'Whorehouse' requires more than good voices
By Joseph T. Rozmiarek
Special to The Advertiser
Now that it's 30 years old, it's time to ask whether "The Best Little Whorehouse in Texas" can continue to hold an audience.
The revival at Diamond Head Theatre, directed and choreographed by Andrew Sakaguchi, boasts some good voices, but the down-home cozy story fails to catch hold despite its provocative setting.
The 1978 Broadway musical, with book by Larry L. King and Peter Masterson and music by Carol Hall, is historically based on the Texas "chicken ranch," where guests were allowed to pay with poultry when times were tough.
The place is presided over by Miss Mona (Anita Hall), who teaches her girls hygiene ("first wash thoroughly with soap and warm water"), manners ("no cussin' or swearin' ") and self-esteem ("chin up, shoulders back"). She's got a lukewarm boyfriend in local Sheriff Ed Earl (Charles Degala), and a rabid nemesis in Melvin P. Thorpe (Daniel James Kunkel), who wants to shut down her operation.
The women in this production provide the stronger aspects of the show.
Hall has the perfect country/stagy voice for the role — filled with the right amounts of power and twang in the nostalgic "A Lil' Ole Bitty Piss-Ant Country Place" and in the plaintive "The Bus from Amarillo." She also duets beautifully with Angela Morales on "No Lies."
Alison Aldcroft delivers an excellent solo as the otherwise extraneous character, "Doatsey Mae, the one nobody thinks of having dreams."
And the women's chorus demonstrates country backbone in joining Miss Mona for "Girl, You're a Woman," and strikes the right chord of country angst with "Hard Candy Christmas":
Fine and Dandy
Lord it's like a hard candy Christmas
I'm barely getting through tomorrow
But still I won't let
Sorrow bring me way down ...
Unfortunately, the men's roles are only intermittently interesting, and they don't fully click.

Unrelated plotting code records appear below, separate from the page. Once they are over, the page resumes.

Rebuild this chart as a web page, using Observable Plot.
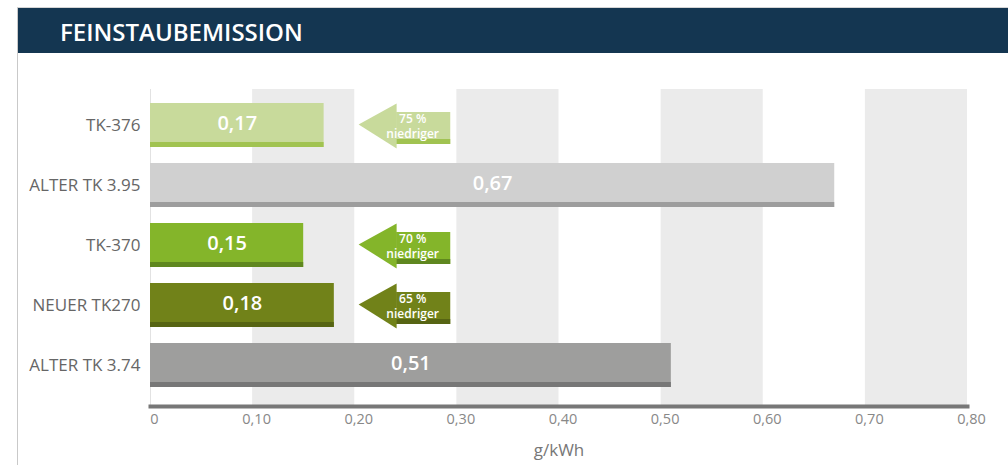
<!DOCTYPE html>
<html><head><meta charset="utf-8">
<script src="https://cdn.jsdelivr.net/npm/d3@7"></script>
<script src="https://cdn.jsdelivr.net/npm/@observablehq/plot@0.6"></script>
<style>
html,body{margin:0;padding:0;background:#fff;}
body{width:1008px;height:465px;overflow:hidden;font-family:"Open Sans",sans-serif;position:relative;}
#box{position:absolute;left:17px;top:7px;width:991px;height:458px;border-left:1px solid #c9c9c9;border-top:1px solid #d5d5d5;}
#hdr{height:45px;background:#143651;color:#fff;font-size:24px;font-weight:600;line-height:47px;padding-left:42px;box-sizing:border-box;}
#chart svg{display:block;}
</style></head><body>
<div id="box"><div id="hdr">FEINSTAUBEMISSION</div><div id="chart"></div></div>
<script>
const categories = ["TK-376", "ALTER TK 3.95", "TK-370", "NEUER TK270", "ALTER TK 3.74"];
const values = [0.17, 0.67, 0.15, 0.18, 0.51];
const barColors = ["#c8da9b", "#d0d0d0", "#84b52a", "#718219", "#9e9e9d"];
const stripeColors = ["#a1c351", "#9d9d9d", "#5f871f", "#566413", "#777777"];
const reductions = [75, null, 70, 65, null];
const xTicks = [0, 0.1, 0.2, 0.3, 0.4, 0.5, 0.6, 0.7, 0.8];
const bandStarts = [0.1, 0.3, 0.5, 0.7];
const arrowBase = 0.241, arrowEnd = 0.294;
const unitLabel = "g/kWh";
const reductionWord = "niedriger";

const fmt = v => v === 0 ? "0" : v.toFixed(2).replace(".", ",");
const rows = categories.map((c, i) => ({cat: c, value: values[i], fill: barColors[i], stripe: stripeColors[i], red: reductions[i]}));
const arrowRows = rows.filter(d => d.red != null);

const leftHead = {
  draw(ctx) {
    ctx.moveTo(-38, -1);
    ctx.lineTo(0, -22);
    ctx.lineTo(0, 23);
    ctx.closePath();
  }
};

const chart = Plot.plot({
  width: 990,
  height: 412,
  marginLeft: 132,
  marginRight: 41,
  marginTop: 36,
  marginBottom: 59,
  style: {fontFamily: "'Open Sans', sans-serif", background: "transparent"},
  x: {domain: [0, 0.8], axis: null},
  y: {domain: categories, paddingInner: 0.273, paddingOuter: 0.256, align: 0.42, axis: null},
  color: {type: "identity"},
  marks: [
    Plot.rect(bandStarts, {x1: d => d, x2: d => d + 0.1, fill: "#ebebeb"}),
    Plot.ruleX([0], {stroke: "#e2e2e2", strokeWidth: 1}),
    Plot.barX(rows, {x: "value", y: "cat", fill: "fill"}),
    Plot.barX(rows, {x: "value", y: "cat", fill: "stripe", insetTop: 39}),
    Plot.text(rows, {x: d => d.value / 2, y: "cat", text: d => fmt(d.value), fill: "white", fontSize: 20, fontWeight: 600, dy: -2}),
    Plot.barX(arrowRows, {x1: () => arrowBase, x2: () => arrowEnd, y: "cat", fill: "fill", insetTop: 9, insetBottom: 3}),
    Plot.barX(arrowRows, {x1: () => arrowBase, x2: () => arrowEnd, y: "cat", fill: "stripe", insetTop: 36, insetBottom: 3}),
    Plot.dot(arrowRows, {x: () => arrowBase, y: "cat", fill: "fill", symbol: leftHead}),
    Plot.text(arrowRows, {x: () => (arrowBase + arrowEnd) / 2, y: "cat", text: d => d.red + " %", fill: "white", fontSize: 12, fontWeight: 600, dx: -11, dy: -6}),
    Plot.text(arrowRows, {x: () => (arrowBase + arrowEnd) / 2, y: "cat", text: () => reductionWord, fill: "white", fontSize: 12, fontWeight: 600, dx: -11, dy: 9}),
    Plot.axisY({domain: categories, tickSize: 0, tickPadding: 10, fontSize: 17, color: "#666", label: null}),
    Plot.axisX({ticks: xTicks, tickFormat: fmt, tickSize: 0, tickPadding: 7, fontSize: 14.5, color: "#888", label: null, dx: 4}),
    Plot.frame({anchor: "bottom", stroke: "#777", strokeWidth: 4}),
    Plot.text([unitLabel], {frameAnchor: "bottom", text: d => d, dy: 49, fontSize: 17, fill: "#777"})
  ]
});
document.getElementById("chart").appendChild(chart);
</script></body></html>
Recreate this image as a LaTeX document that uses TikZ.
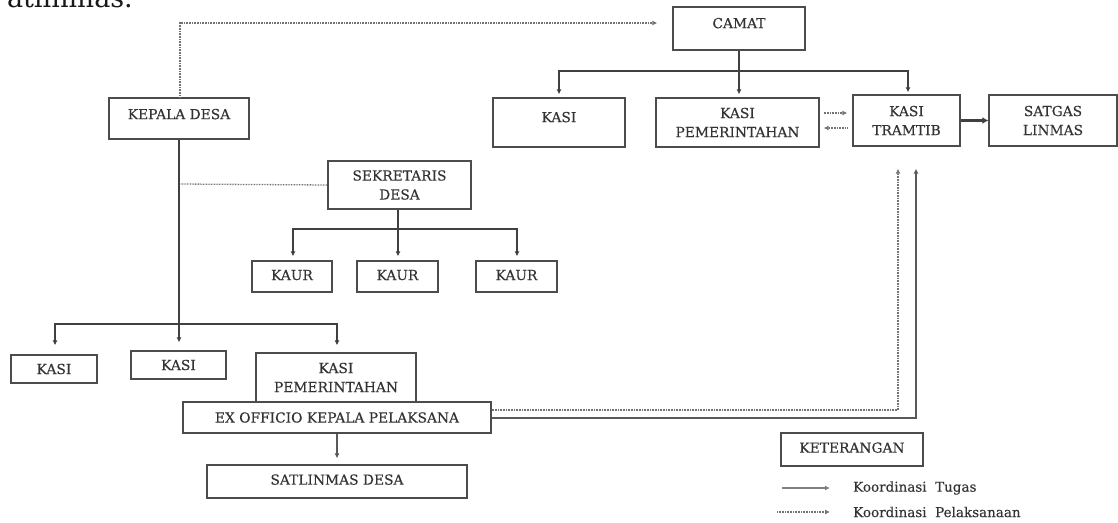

Degala brings deep velvet tones to Sheriff Ed Earl's songs, but is ill at ease phrasing the show's prologue of "Twenty Fans" and moves through the rest of the role like it fits him uncomfortably.
Kunkel's character of watchdog television personality Thorpe plays like he found it in the mark-down bin at the Campy Stereotype Store. The over-the-top result annoys and distracts, despite his spirited kicking and stomping through "Texas Has a Whorehouse in It."
And while the men's chorus is never fully convincing as dancers or college football players, they whip up some towel enthusiasm during a choreographed shower scene (with real water, thanks to set designer Willie Sabel) and moon appropriately behind Sheriff Ed Earl on "Good Old Girl."
Representing political hypo-crisy are Richard Aadland as the Senator and Gary Morris, a side-stepping governor who winks his way out of controversy by losing himself among the dancers.
Ultimately, though, it's Miss Mona's story and, sadly, we don't come to fully care for her plight. The best we get is a hint of feeling when she recounts a treasured night with Ed Earl that he seems to have forgotten.
A good country song finds its emotion in its music and lyrics. This production has found the songs — and inserts a hot harmonica into Alethea Train's orchestra — but fails to successfully present them with convincing characters and story line.